* BEGIN Material *
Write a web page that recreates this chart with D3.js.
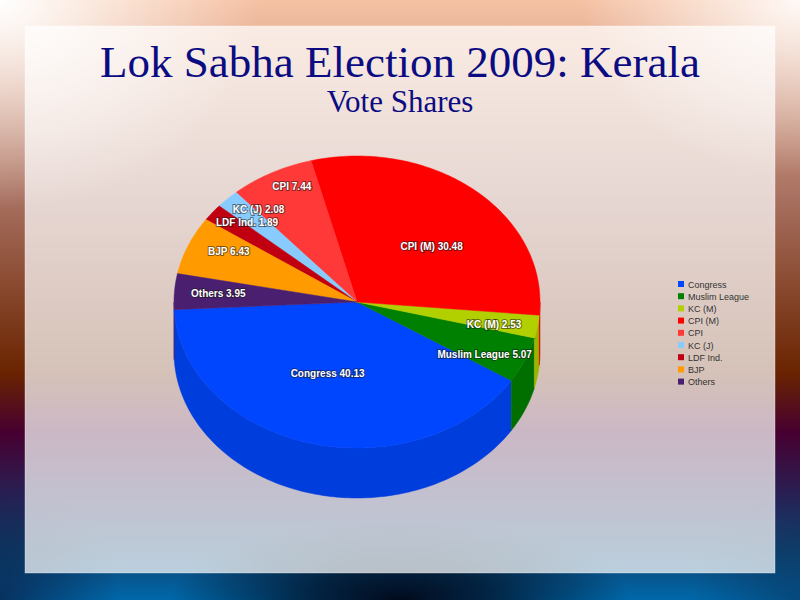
<!DOCTYPE html>
<html>
<head>
<meta charset="utf-8">
<script src="https://cdn.jsdelivr.net/npm/d3@7"></script>
<style>
  html, body { margin: 0; padding: 0; overflow: hidden; }
</style>
</head>
<body>
<div id="container"></div>
<script>
/* DATA */
const parties = ["Congress", "Muslim League", "KC (M)", "CPI (M)", "CPI", "KC (J)", "LDF Ind.", "BJP", "Others"];
const shares = [40.13, 5.07, 2.53, 30.48, 7.44, 2.08, 1.89, 6.43, 3.95];
const colors = ["#0046ff", "#008000", "#b2d000", "#ff0000", "#ff3838", "#88ccff", "#c00010", "#ff9a00", "#4a1f70"];
const titleText = "Lok Sabha Election 2009: Kerala";
const subtitleText = "Vote Shares";

/* CONSTANTS AND GLOBALS */
const width = 800;
const height = 600;
const cx = 357, cy = 302;   // pie centre
const rx = 183, ry = 146;   // tilted ellipse radii
const depth = 50;           // thickness of the pie
const startDeg = 183;       // where Congress starts (math angle, counter-clockwise)

const svg = d3.select("#container")
  .append("svg")
  .attr("width", width)
  .attr("height", height);

const defs = svg.append("defs");

/* BACKGROUND */
const bg = defs.append("linearGradient").attr("id", "bg").attr("x1", 0).attr("y1", 0).attr("x2", 0).attr("y2", 1);
[[0, "#f6c2a4"], [0.33, "#a87060"], [0.62, "#6a2400"], [0.72, "#470030"], [0.82, "#2a1e52"], [0.92, "#0e4472"], [1, "#0068aa"]]
  .forEach(s => bg.append("stop").attr("offset", s[0]).attr("stop-color", s[1]));

function radial(id, cxp, cyp, r, sy, color, op, mid) {
  const g = defs.append("radialGradient").attr("id", id)
    .attr("gradientUnits", "userSpaceOnUse")
    .attr("cx", cxp).attr("cy", cyp).attr("r", r)
    .attr("gradientTransform", `translate(${cxp},${cyp}) scale(1,${sy}) translate(${-cxp},${-cyp})`);
  g.append("stop").attr("offset", 0).attr("stop-color", color).attr("stop-opacity", op);
  if (mid) g.append("stop").attr("offset", mid).attr("stop-color", color).attr("stop-opacity", op * 0.7);
  g.append("stop").attr("offset", 1).attr("stop-color", color).attr("stop-opacity", 0);
  svg.append("rect").attr("width", width).attr("height", height).attr("fill", `url(#${id})`);
}

svg.append("rect").attr("width", width).attr("height", height).attr("fill", "url(#bg)");
radial("darkB", 400, 600, 230, 0.35, "#020a1c", 1, 0.4);
radial("darkBL", 0, 600, 120, 1, "#0a1a40", 0.7);
radial("darkBR", 800, 600, 110, 1, "#0a2a50", 0.5);
radial("glowL", 0, 0, 260, 0.8, "#ffffff", 1);
radial("glowR", 800, 0, 220, 0.8, "#ffffff", 0.9);

// translucent slide panel
svg.append("rect")
  .attr("x", 25).attr("y", 26).attr("width", 750).attr("height", 547)
  .attr("fill", "#ffffff").attr("fill-opacity", 0.72)
  .attr("stroke", "#ffffff").attr("stroke-opacity", 0.35);

/* TITLES */
svg.append("text")
  .attr("x", 400).attr("y", 77)
  .attr("text-anchor", "middle")
  .style("font-family", "'Liberation Serif', 'Times New Roman', serif")
  .style("font-size", "45px")
  .attr("fill", "#0c0c82")
  .text(titleText);

svg.append("text")
  .attr("x", 400).attr("y", 112)
  .attr("text-anchor", "middle")
  .style("font-family", "'Liberation Serif', 'Times New Roman', serif")
  .style("font-size", "31px")
  .attr("fill", "#0c0c82")
  .text(subtitleText);

/* SCALES */
// unit circle -> tilted ellipse on screen
const xScale = d3.scaleLinear().domain([-1, 1]).range([cx - rx, cx + rx]);
const yScale = d3.scaleLinear().domain([-1, 1]).range([cy + ry, cy - ry]);
const colorScale = d3.scaleOrdinal().domain(parties).range(colors);

const pie = d3.pie().sort(null).value(d => d.value);
const slices = pie(parties.map((p, i) => ({ party: p, value: shares[i] })));

const a0 = startDeg * Math.PI / 180;
const ang = a => a0 + a; // pie angle -> math angle
const px = a => xScale(Math.cos(a));
const py = a => yScale(Math.sin(a));

function arcPoints(lo, hi) {
  const n = Math.max(2, Math.ceil((hi - lo) / 0.02));
  return d3.range(n + 1).map(i => lo + (hi - lo) * i / n);
}

/* SIDE WALLS (front half only) */
const walls = [];
slices.forEach(s => {
  const lo = ang(s.startAngle), hi = ang(s.endAngle);
  [[Math.PI, 2 * Math.PI], [3 * Math.PI, 4 * Math.PI]].forEach(([f0, f1]) => {
    const l = Math.max(lo, f0), h = Math.min(hi, f1);
    if (h > l) walls.push({ party: s.data.party, lo: l, hi: h });
  });
});

const line = d3.line();
svg.append("g").selectAll("path")
  .data(walls)
  .join("path")
  .attr("d", w => {
    const pts = arcPoints(w.lo, w.hi);
    const top = pts.map(a => [px(a), py(a)]);
    const bot = pts.slice().reverse().map(a => [px(a), py(a) + depth]);
    return line(top.concat(bot)) + "Z";
  })
  .attr("fill", w => d3.color(colorScale(w.party)).darker(0.4))
  .attr("stroke", w => d3.color(colorScale(w.party)).darker(0.4))
  .attr("stroke-width", 0.5);

/* TOP FACES */
svg.append("g").selectAll("path")
  .data(slices)
  .join("path")
  .attr("d", s => {
    const pts = arcPoints(ang(s.startAngle), ang(s.endAngle)).map(a => [px(a), py(a)]);
    return line([[cx, cy]].concat(pts)) + "Z";
  })
  .attr("fill", s => colorScale(s.data.party))
  .attr("stroke", s => colorScale(s.data.party))
  .attr("stroke-width", 0.5);

/* SLICE LABELS */
svg.append("g").selectAll("text")
  .data(slices)
  .join("text")
  .attr("x", s => {
    const m = ang((s.startAngle + s.endAngle) / 2);
    const f = s.data.value > 20 ? 0.63 : 0.76;
    return xScale(Math.cos(m) * f);
  })
  .attr("y", s => {
    const m = ang((s.startAngle + s.endAngle) / 2);
    const f = s.data.value > 20 ? 0.5 : 0.9;
    return yScale(Math.sin(m) * f) + 4;
  })
  .attr("text-anchor", "middle")
  .style("font-family", "'Liberation Sans', Arial, sans-serif")
  .style("font-size", "10px")
  .style("font-weight", "bold")
  .attr("fill", "#ffffff")
  .attr("stroke", "#1a1a1a")
  .attr("stroke-opacity", 0.55)
  .attr("stroke-width", 2)
  .attr("paint-order", "stroke")
  .text(s => `${s.data.party} ${d3.format(".2f")(s.data.value)}`);

/* LEGEND */
const legend = svg.append("g").attr("transform", "translate(678, 281)");
const row = legend.selectAll("g")
  .data(parties)
  .join("g")
  .attr("transform", (d, i) => `translate(0, ${i * 12.2})`);

row.append("rect")
  .attr("width", 6).attr("height", 6)
  .attr("fill", d => colorScale(d));

row.append("text")
  .attr("x", 10).attr("y", 6.5)
  .style("font-family", "'Liberation Sans', Arial, sans-serif")
  .style("font-size", "9px")
  .attr("fill", "#333333")
  .text(d => d);
</script>
</body>
</html>
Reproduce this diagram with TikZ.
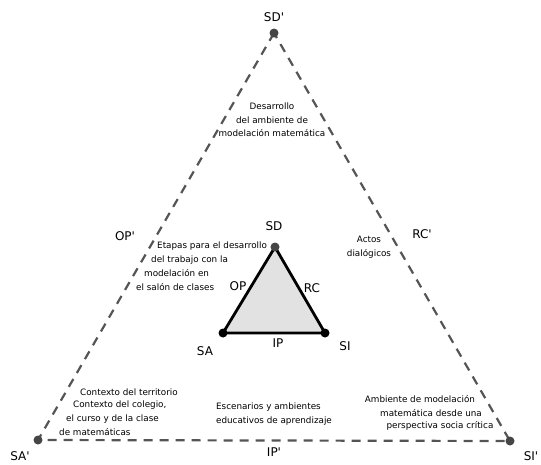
\documentclass[tikz,border=0pt]{standalone}
\usepackage{fontspec}
\setmainfont{DejaVu Sans}
\definecolor{dashgray}{RGB}{85,85,85}
\definecolor{dotgray}{RGB}{70,70,70}
\definecolor{trifill}{RGB}{226,226,226}
\newcommand{\pr}{\textquotesingle}
\tikzset{
  vlabel/.style={font=\fontsize{12}{14}\selectfont,inner sep=0pt},
  note/.style={font=\fontsize{8.8}{13.5}\selectfont,align=center,inner sep=0pt},
  noteline/.style={font=\fontsize{8.8}{11}\selectfont,inner sep=0pt},
}
\begin{document}
\begin{tikzpicture}[x=1pt,y=-1pt]
  \useasboundingbox (0,0) rectangle (541,464);
  % outer triangle
  \coordinate (SDo) at (274,33);
  \coordinate (SAo) at (38,440);
  \coordinate (SIo) at (510,441);
  \draw[dashgray,line width=2.2pt,dash pattern=on 9pt off 7pt]
        (SDo) -- (SAo) -- (SIo) -- cycle;
  \foreach \p in {SDo,SAo,SIo} {\fill[dotgray] (\p) circle (4.5pt);}
  % inner triangle
  \coordinate (SD) at (275,247);
  \coordinate (SA) at (223,333);
  \coordinate (SI) at (325,333);
  \filldraw[fill=trifill,draw=black,line width=2.8pt,line join=round]
        (SD) -- (SA) -- (SI) -- cycle;
  \fill[dotgray] (SD) circle (4.5pt);
  \fill[black] (SA) circle (4.5pt);
  \fill[black] (SI) circle (4.5pt);
  % vertex and side labels
  \node[vlabel] (lSDo) at (274,17) {SD\pr};
  \node[vlabel] (lSAo) at (20,456) {SA\pr};
  \node[vlabel] (lSIo) at (531,456) {SI\pr};
  \node[vlabel] (lIPo) at (274,452) {IP\pr};
  \node[vlabel] (lOPo) at (125,236) {OP\pr};
  \node[vlabel] (lRCo) at (422,234) {RC\pr};
  \node[vlabel] (lSD) at (274,226) {SD};
  \node[vlabel] (lSA) at (205,351) {SA};
  \node[vlabel] (lSI) at (345,346) {SI};
  \node[vlabel] (lIP) at (278,343) {IP};
  \node[vlabel] (lOP) at (238,286) {OP};
  \node[vlabel] (lRC) at (312,288) {RC};
  % texts
  \node[note] (desarrollo) at (272,120)
        {Desarrollo\\del ambiente de\\modelación matemática};
  \node[note] (actos) at (369,247) {Actos\\dialógicos};
  \node[note,align=left] (escenarios) at (274,414)
        {Escenarios y ambientes\\educativos de aprendizaje};
  \foreach \t/\x/\y [count=\i] in {Etapas para el desarrollo/157/246,
        del trabajo con la/151/260,modelación en/144/273,
        el salón de clases/136/287}
    {\node[noteline,anchor=west] (etapas\i) at (\x,\y) {\t};}
  \foreach \t/\x/\y [count=\i] in {Contexto del territorio/80/392,
        {Contexto del colegio,}/73/405,el curso y de la clase/66/419,
        de matemáticas/59/432}
    {\node[noteline,anchor=west] (contexto\i) at (\x,\y) {\t};}
  \foreach \t/\x/\y [count=\i] in {Ambiente de modelación/420/399,
        matemática desde una/431/413,perspectiva socia crítica/440/426}
    {\node[noteline] (ambiente\i) at (\x,\y) {\t};}
\end{tikzpicture}
\end{document}
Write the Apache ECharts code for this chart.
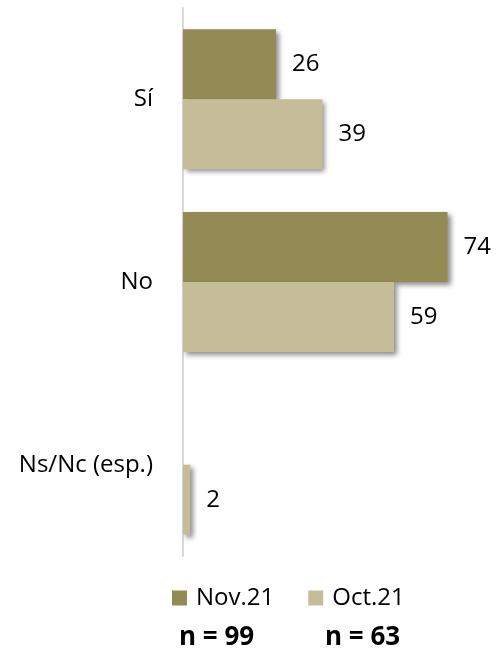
<!DOCTYPE html>
<html>
<head>
<meta charset="utf-8">
<script src="https://cdn.jsdelivr.net/npm/echarts@6/dist/echarts.min.js"></script>
<style>
  html, body { margin: 0; padding: 0; background: #ffffff; }
  #chart { width: 496px; height: 650px; }
</style>
</head>
<body>
<div id="chart"></div>
<script>
// Answer categories (top to bottom)
const categories = ['Sí', 'No', 'Ns/Nc (esp.)'];
// Survey waves
const seriesNames = ['Nov.21', 'Oct.21'];
const nov21 = [26, 74, null];
const oct21 = [39, 59, 2];
// Sample sizes shown under the legend
const sampleLabels = ['n = 99', 'n = 63'];

const colors = ['#948A54', '#C4BD97'];
const FONT = '"Open Sans", "Noto Sans", sans-serif';

const chart = echarts.init(document.getElementById('chart'), null, { renderer: 'canvas' });

function barSeries(name, data, color) {
  return {
    name: name,
    type: 'bar',
    data: data,
    barWidth: 70,
    barGap: '0%',
    itemStyle: {
      color: color,
      shadowColor: 'rgba(0,0,0,0.45)',
      shadowBlur: 5,
      shadowOffsetX: 3,
      shadowOffsetY: 3
    },
    label: {
      show: true,
      position: 'right',
      distance: 16,
      color: '#000000',
      fontFamily: FONT,
      fontSize: 24
    }
  };
}

chart.setOption({
  animation: false,
  grid: { left: 183, top: 8, width: 286, height: 548, containLabel: false },
  xAxis: {
    type: 'value',
    min: 0,
    max: 80,
    show: false
  },
  yAxis: {
    type: 'category',
    data: categories,
    inverse: true,
    axisLine: { show: true, lineStyle: { color: '#D9D9D9', width: 2 } },
    axisTick: { show: false },
    axisLabel: {
      margin: 30,
      color: '#000000',
      fontFamily: FONT,
      fontSize: 24
    }
  },
  legend: {
    data: seriesNames,
    left: 167,
    top: 581,
    itemWidth: 15,
    itemHeight: 15,
    itemGap: 34,
    icon: 'rect',
    textStyle: {
      color: '#000000',
      fontFamily: FONT,
      fontSize: 24,
      padding: [0, 0, 0, 4]
    }
  },
  graphic: sampleLabels.map((t, i) => ({
    type: 'text',
    left: [179, 325][i],
    top: 625,
    style: {
      text: t,
      fill: '#000000',
      font: 'bold 26px ' + FONT
    }
  })),
  series: [
    barSeries(seriesNames[0], nov21, colors[0]),
    barSeries(seriesNames[1], oct21, colors[1])
  ]
});
</script>
</body>
</html>
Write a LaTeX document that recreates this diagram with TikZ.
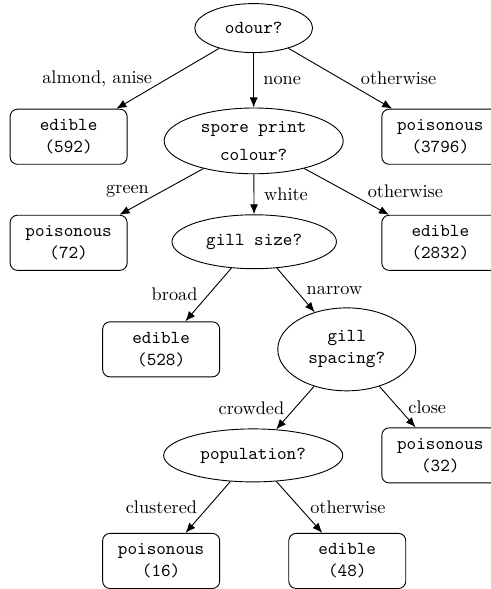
\documentclass[tikz,border=0pt]{standalone}
\usetikzlibrary{shapes.geometric, arrows.meta}
\begin{document}
\begin{tikzpicture}[>={Latex[length=5.5pt, width=4.4pt]}, line width=0.5pt,
		test/.style={draw, ellipse, inner sep=0pt, font=\ttfamily, align=center},
		leaf/.style={draw, rounded corners=4pt, minimum width=2.25cm, minimum height=1.06cm, font=\ttfamily, align=center}]
		\useasboundingbox (0, 0) rectangle (9.44, -11.33);
		% questions
		\node[test, minimum width=64.5pt, minimum height=26.8pt] (odour) at (4.88, -0.54) {odour?};
		\node[test, minimum width=98pt, minimum height=36pt] (spore) at (4.88, -2.71) {spore print\\[3pt]colour?};
		\node[test, minimum width=90pt, minimum height=29.5pt] (size) at (4.89, -4.65) {gill size?};
		\node[test, minimum width=75.5pt, minimum height=45.4pt] (spacing) at (6.67, -6.72) {gill\\spacing?};
		\node[test, minimum width=98pt, minimum height=29pt] (population) at (4.87, -8.76) {population?};

		% leaves
		\node[leaf] (ed592) at (1.32, -2.63) {edible\\(592)};
		\node[leaf] (po3796) at (8.47, -2.63) {poisonous\\(3796)};
		\node[leaf] (po72) at (1.32, -4.67) {poisonous\\(72)};
		\node[leaf] (ed2832) at (8.47, -4.67) {edible\\(2832)};
		\node[leaf] (ed528) at (3.10, -6.72) {edible\\(528)};
		\node[leaf] (po32) at (8.47, -8.76) {poisonous\\(32)};
		\node[leaf] (po16) at (3.10, -10.79) {poisonous\\(16)};
		\node[leaf] (ed48) at (6.68, -10.79) {edible\\(48)};

		\draw[->] (odour) -- (ed592) node[midway, left=5pt] {almond, anise};
		\draw[->] (odour) -- (spore) node[midway, right=1.7pt] {none};
		\draw[->] (odour) -- (po3796) node[midway, right=7.7pt] {otherwise};

		\draw[->] (spore) -- (po72) node[midway, left=3.3pt] {green};
		\draw[->] (spore) -- (size) node[midway, right=2pt] {white};
		\draw[->] (spore) -- (ed2832) node[midway, right=8pt] {otherwise};

		\draw[->] (size) -- (ed528) node[midway, left=2.4pt] {broad};
		\draw[->] (size) -- (spacing) node[midway, right=2.4pt] {narrow};

		\draw[->] (spacing) -- (population) node[midway, left=2.4pt] {crowded};
		\draw[->] (spacing) -- (po32) node[midway, right=2.4pt] {close};

		\draw[->] (population) -- (po16) node[midway, left=2.4pt] {clustered};
		\draw[->] (population) -- (ed48) node[midway, right=2.4pt] {otherwise};
	\end{tikzpicture}
\end{document}
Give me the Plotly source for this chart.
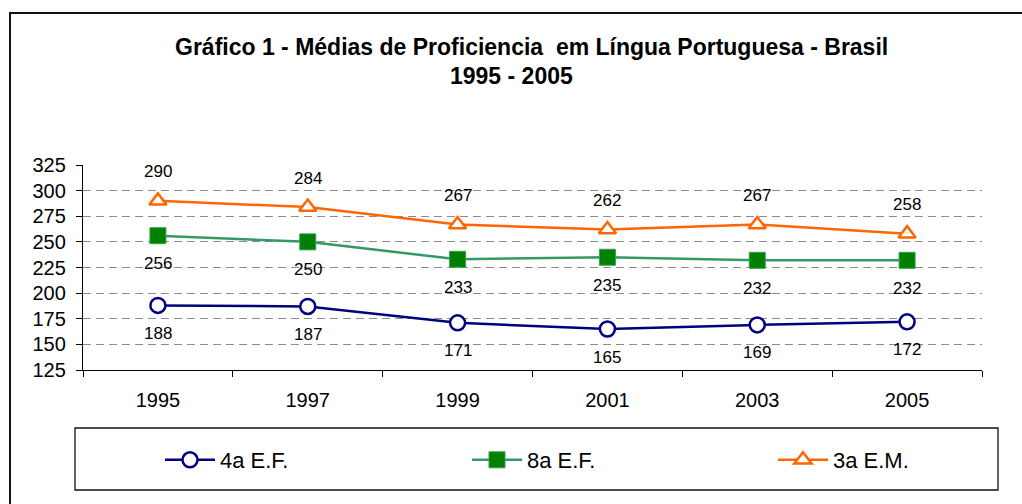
* END Material *
What is asked ->
State the number of lines in the preceding entries that include the word "Write". Provide nothing else.

Written response ->
3